### Work to be completed
Go through the data and copy every line exactly, but not the images.

— start Provided data —

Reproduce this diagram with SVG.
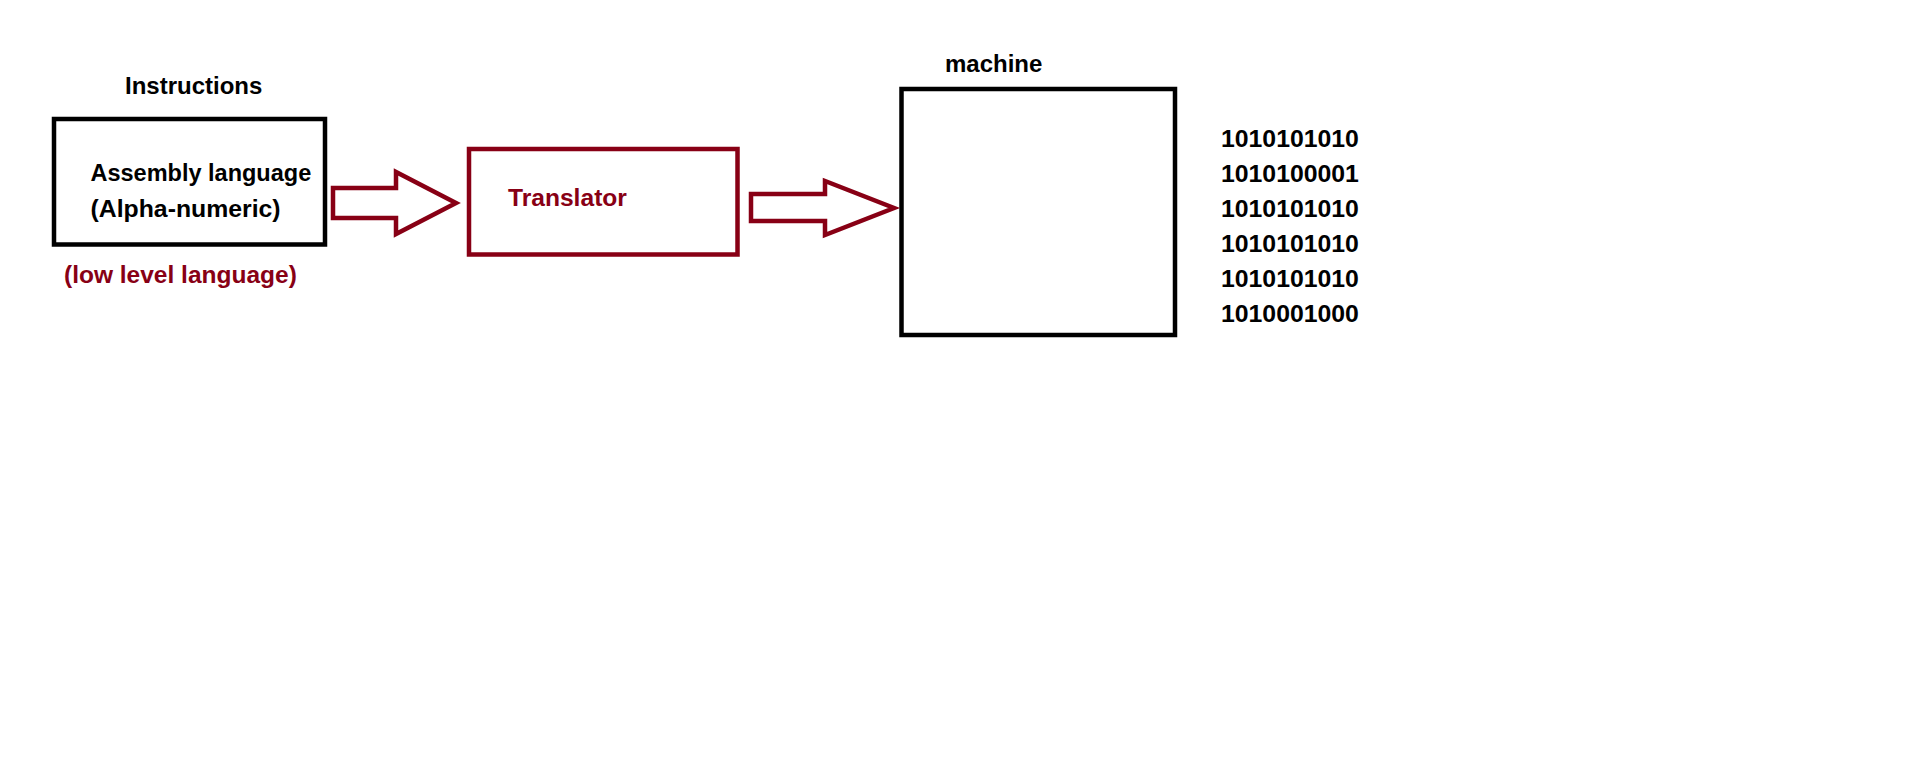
<svg xmlns="http://www.w3.org/2000/svg" width="1910" height="772" viewBox="0 0 1910 772">
  <style>
    .t { font-family: "Liberation Sans", Arial, sans-serif; font-weight: bold; font-size: 24px; fill: #000000; }
    .r { fill: #880015; }
    .bin { font-size: 24.8px; }
    .box { fill: none; stroke: #000000; stroke-width: 4.5; }
    .rbox { fill: none; stroke: #880015; stroke-width: 4.5; }
    .arrow { fill: none; stroke: #880015; stroke-width: 4.5; stroke-linejoin: miter; }
  </style>
  <rect width="1910" height="772" fill="#ffffff"/>
  <g id="instructions">
    <text class="t" x="125" y="94">Instructions</text>
    <rect class="box" x="54" y="119" width="271" height="125.5"/>
    <text class="t" x="90.5" y="180.7" style="font-size:23.5px">Assembly language</text>
    <text class="t" x="90.5" y="216.7" style="font-size:24.8px">(Alpha-numeric)</text>
    <text class="t r" x="64" y="282.7" style="font-size:24.5px">(low level language)</text>
  </g>
  <g id="translator">
    <rect class="rbox" x="469" y="149" width="268.5" height="105.5"/>
    <text class="t r" x="508" y="206" style="font-size:24.6px">Translator</text>
  </g>
  <g id="machine">
    <text class="t" x="945" y="71.7">machine</text>
    <rect class="box" x="901.5" y="89" width="273.5" height="246"/>
  </g>
  <g id="binary">
    <text class="t bin" x="1221" y="146.7">1010101010</text>
    <text class="t bin" x="1221" y="181.7">1010100001</text>
    <text class="t bin" x="1221" y="216.7">1010101010</text>
    <text class="t bin" x="1221" y="251.7">1010101010</text>
    <text class="t bin" x="1221" y="286.7">1010101010</text>
    <text class="t bin" x="1221" y="321.7">1010001000</text>
  </g>
  <g id="connectors">
    <polygon class="arrow" points="333,188 396,188 396,172 456,203 396,234 396,218 333,218"/>
    <polygon class="arrow" points="751,194 825,194 825,181 894,208 825,235 825,221 751,221"/>
  </g>
</svg>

— end Provided data —

### Correct response
Reproduce this diagram with SVG.
<svg xmlns="http://www.w3.org/2000/svg" width="1910" height="772" viewBox="0 0 1910 772">
  <style>
    .t { font-family: "Liberation Sans", Arial, sans-serif; font-weight: bold; font-size: 24px; fill: #000000; }
    .r { fill: #880015; }
    .bin { font-size: 24.8px; }
    .box { fill: none; stroke: #000000; stroke-width: 4.5; }
    .rbox { fill: none; stroke: #880015; stroke-width: 4.5; }
    .arrow { fill: none; stroke: #880015; stroke-width: 4.5; stroke-linejoin: miter; }
  </style>
  <rect width="1910" height="772" fill="#ffffff"/>
  <g id="instructions">
    <text class="t" x="125" y="94">Instructions</text>
    <rect class="box" x="54" y="119" width="271" height="125.5"/>
    <text class="t" x="90.5" y="180.7" style="font-size:23.5px">Assembly language</text>
    <text class="t" x="90.5" y="216.7" style="font-size:24.8px">(Alpha-numeric)</text>
    <text class="t r" x="64" y="282.7" style="font-size:24.5px">(low level language)</text>
  </g>
  <g id="translator">
    <rect class="rbox" x="469" y="149" width="268.5" height="105.5"/>
    <text class="t r" x="508" y="206" style="font-size:24.6px">Translator</text>
  </g>
  <g id="machine">
    <text class="t" x="945" y="71.7">machine</text>
    <rect class="box" x="901.5" y="89" width="273.5" height="246"/>
  </g>
  <g id="binary">
    <text class="t bin" x="1221" y="146.7">1010101010</text>
    <text class="t bin" x="1221" y="181.7">1010100001</text>
    <text class="t bin" x="1221" y="216.7">1010101010</text>
    <text class="t bin" x="1221" y="251.7">1010101010</text>
    <text class="t bin" x="1221" y="286.7">1010101010</text>
    <text class="t bin" x="1221" y="321.7">1010001000</text>
  </g>
  <g id="connectors">
    <polygon class="arrow" points="333,188 396,188 396,172 456,203 396,234 396,218 333,218"/>
    <polygon class="arrow" points="751,194 825,194 825,181 894,208 825,235 825,221 751,221"/>
  </g>
</svg>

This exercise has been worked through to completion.